- **TASK REQUIREMENTS**: Identify each line below that contains the word "React", and copy it out.
--- INFORMATION PROVIDED ---
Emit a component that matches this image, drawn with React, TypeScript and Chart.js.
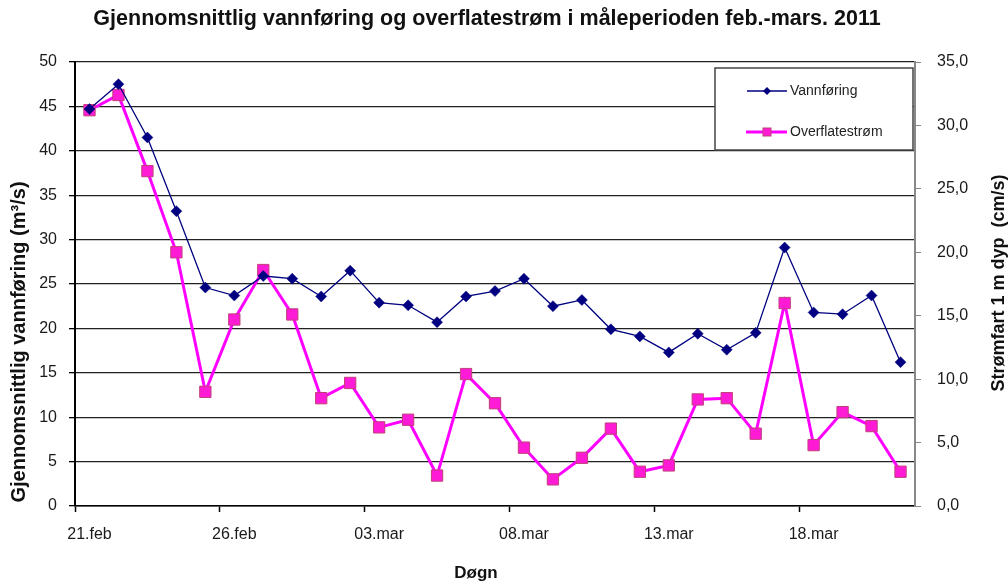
import React, { useEffect, useRef } from "react";
import { Chart, registerables } from "chart.js";

Chart.register(...registerables);

const days: string[] = [
  "21.feb", "22.feb", "23.feb", "24.feb", "25.feb", "26.feb", "27.feb", "28.feb",
  "01.mar", "02.mar", "03.mar", "04.mar", "05.mar", "06.mar", "07.mar", "08.mar",
  "09.mar", "10.mar", "11.mar", "12.mar", "13.mar", "14.mar", "15.mar", "16.mar",
  "17.mar", "18.mar", "19.mar", "20.mar", "21.mar",
];

const vannforing: number[] = [
  44.7, 47.5, 41.5, 33.2, 24.6, 23.7, 25.9, 25.6, 23.6, 26.5, 22.9, 22.6, 20.7, 23.6, 24.2,
  25.6, 22.5, 23.2, 19.9, 19.1, 17.3, 19.4, 17.6, 19.5, 29.1, 21.8, 21.6, 23.7, 16.2,
];

const overflatestrom: number[] = [
  31.2, 32.4, 26.4, 20.0, 9.0, 14.7, 18.6, 15.1, 8.5, 9.7, 6.2, 6.8, 2.4, 10.4, 8.1,
  4.6, 2.1, 3.8, 6.1, 2.7, 3.2, 8.4, 8.5, 5.7, 16.0, 4.8, 7.4, 6.3, 2.7,
];

const leftTicks: number[] = [0, 5, 10, 15, 20, 25, 30, 35, 40, 45, 50];
const rightTicks: number[] = [0, 5, 10, 15, 20, 25, 30, 35];

const FONT = "'Liberation Sans', Arial, Helvetica, sans-serif";
const NAVY = "#000080";
const MAGENTA = "#ff00ff";
const MAG_POINT = "#ff1ad6";
const MAG_BORDER = "#c0407a";

const textPlugin = {
  id: "textAndLegend",
  afterDraw(chart: any) {
    const ctx = chart.ctx as CanvasRenderingContext2D;
    ctx.save();
    ctx.fillStyle = "#111";
    ctx.textAlign = "center";
    ctx.textBaseline = "middle";
    // title
    ctx.font = `bold 21.5px ${FONT}`;
    ctx.fillText("Gjennomsnittlig vannføring og overflatestrøm i måleperioden feb.-mars. 2011", 487, 19);
    // x title
    ctx.font = `bold 17px ${FONT}`;
    ctx.fillText("Døgn", 476, 573);
    // left title
    ctx.save();
    ctx.translate(19, 342);
    ctx.rotate(-Math.PI / 2);
    ctx.font = `bold 20px ${FONT}`;
    ctx.fillText("Gjennomsnittlig vannføring (m³/s)", 0, 0);
    ctx.restore();
    // right title
    ctx.save();
    ctx.translate(999, 283);
    ctx.rotate(-Math.PI / 2);
    ctx.font = `bold 18px ${FONT}`;
    ctx.fillText("Strømfart 1 m dyp  (cm/s)", 0, 0);
    ctx.restore();

    // legend box
    ctx.fillStyle = "#ffffff";
    ctx.fillRect(715, 68, 198, 82);
    ctx.strokeStyle = "#444";
    ctx.lineWidth = 1.5;
    ctx.strokeRect(715, 68, 198, 82);

    // entry 1
    const y1 = 91;
    ctx.strokeStyle = NAVY;
    ctx.lineWidth = 1.5;
    ctx.beginPath();
    ctx.moveTo(747, y1);
    ctx.lineTo(787, y1);
    ctx.stroke();
    ctx.fillStyle = NAVY;
    ctx.beginPath();
    ctx.moveTo(767, y1 - 4);
    ctx.lineTo(771, y1);
    ctx.lineTo(767, y1 + 4);
    ctx.lineTo(763, y1);
    ctx.closePath();
    ctx.fill();
    ctx.fillStyle = "#222";
    ctx.textAlign = "left";
    ctx.font = `14px ${FONT}`;
    ctx.fillText("Vannføring", 790, y1);

    // entry 2
    const y2 = 132;
    ctx.strokeStyle = MAGENTA;
    ctx.lineWidth = 3;
    ctx.beginPath();
    ctx.moveTo(746, y2);
    ctx.lineTo(787, y2);
    ctx.stroke();
    ctx.fillStyle = MAG_POINT;
    ctx.fillRect(763, y2 - 4, 8, 8);
    ctx.strokeStyle = MAG_BORDER;
    ctx.lineWidth = 1;
    ctx.strokeRect(763, y2 - 4, 8, 8);
    ctx.fillStyle = "#222";
    ctx.fillText("Overflatestrøm", 790, y2);
    ctx.restore();
  },
};

export default function App() {
  const ref = useRef<HTMLCanvasElement | null>(null);

  useEffect(() => {
    if (!ref.current) return;
    const chart = new Chart(ref.current, {
      type: "line",
      data: {
        labels: days,
        datasets: [
          {
            label: "Vannføring",
            data: vannforing,
            yAxisID: "y",
            borderColor: NAVY,
            backgroundColor: NAVY,
            borderWidth: 1.3,
            pointStyle: "rectRot",
            pointRadius: 5.5,
            pointBackgroundColor: NAVY,
            pointBorderColor: NAVY,
            pointBorderWidth: 0.5,
            tension: 0,
          },
          {
            label: "Overflatestrøm",
            data: overflatestrom,
            yAxisID: "y1",
            borderColor: MAGENTA,
            backgroundColor: MAG_POINT,
            borderWidth: 3,
            pointStyle: "rect",
            pointRadius: 8,
            pointBackgroundColor: MAG_POINT,
            pointBorderColor: MAG_BORDER,
            pointBorderWidth: 1,
            tension: 0,
          },
        ],
      },
      options: {
        animation: false,
        responsive: false,
        maintainAspectRatio: false,
        layout: { padding: { top: 62, left: 0, right: 0, bottom: 0 } },
        plugins: {
          legend: { display: false },
          title: { display: false },
          tooltip: { enabled: false },
        },
        scales: {
          x: {
            type: "category",
            offset: true,
            afterFit(scale: any) {
              scale.height = 77;
            },
            grid: {
              offset: true,
              drawOnChartArea: false,
              drawTicks: true,
              tickLength: 6,
              tickWidth: 1.5,
              tickColor: (c: any) => (c.index % 5 === 0 ? "#000" : "rgba(0,0,0,0)"),
            },
            border: { display: true, color: "#000", width: 1.5 },
            ticks: {
              autoSkip: false,
              maxRotation: 0,
              minRotation: 0,
              padding: 13,
              color: "#1a1a1a",
              font: { family: FONT, size: 16 },
              callback: (_v: any, i: number) => (i % 5 === 0 ? days[i] : ""),
            },
          },
          y: {
            type: "linear",
            position: "left",
            min: 0,
            max: 50,
            afterFit(scale: any) {
              scale.width = 75;
            },
            afterBuildTicks(scale: any) {
              scale.ticks = leftTicks.map((v) => ({ value: v }));
            },
            grid: {
              color: "#222",
              lineWidth: 1.3,
              drawTicks: true,
              tickLength: 6,
              tickColor: "#000",
            },
            border: { display: true, color: "#000", width: 2 },
            ticks: {
              padding: 12,
              color: "#1a1a1a",
              font: { family: FONT, size: 16 },
            },
          },
          y1: {
            type: "linear",
            position: "right",
            min: 0,
            max: 35,
            afterFit(scale: any) {
              scale.width = 93;
            },
            afterBuildTicks(scale: any) {
              scale.ticks = rightTicks.map((v) => ({ value: v }));
            },
            grid: {
              drawOnChartArea: false,
              drawTicks: true,
              tickLength: 6,
              tickColor: "#888",
            },
            border: { display: true, color: "#888", width: 2 },
            ticks: {
              padding: 16,
              color: "#1a1a1a",
              font: { family: FONT, size: 16 },
              callback: (v: any) => Number(v).toFixed(1).replace(".", ","),
            },
          },
        },
      },
      plugins: [textPlugin],
    });
    return () => chart.destroy();
  }, []);

  return (
    <div style={{ position: "absolute", left: 0, top: 0, width: 1008, height: 583, background: "#fff" }}>
      <canvas ref={ref} width={1008} height={583} style={{ width: 1008, height: 583 }} />
    </div>
  );
}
---
- **TASK OUTPUT**:
Emit a component that matches this image, drawn with React, TypeScript and Chart.js.
import React, { useEffect, useRef } from "react";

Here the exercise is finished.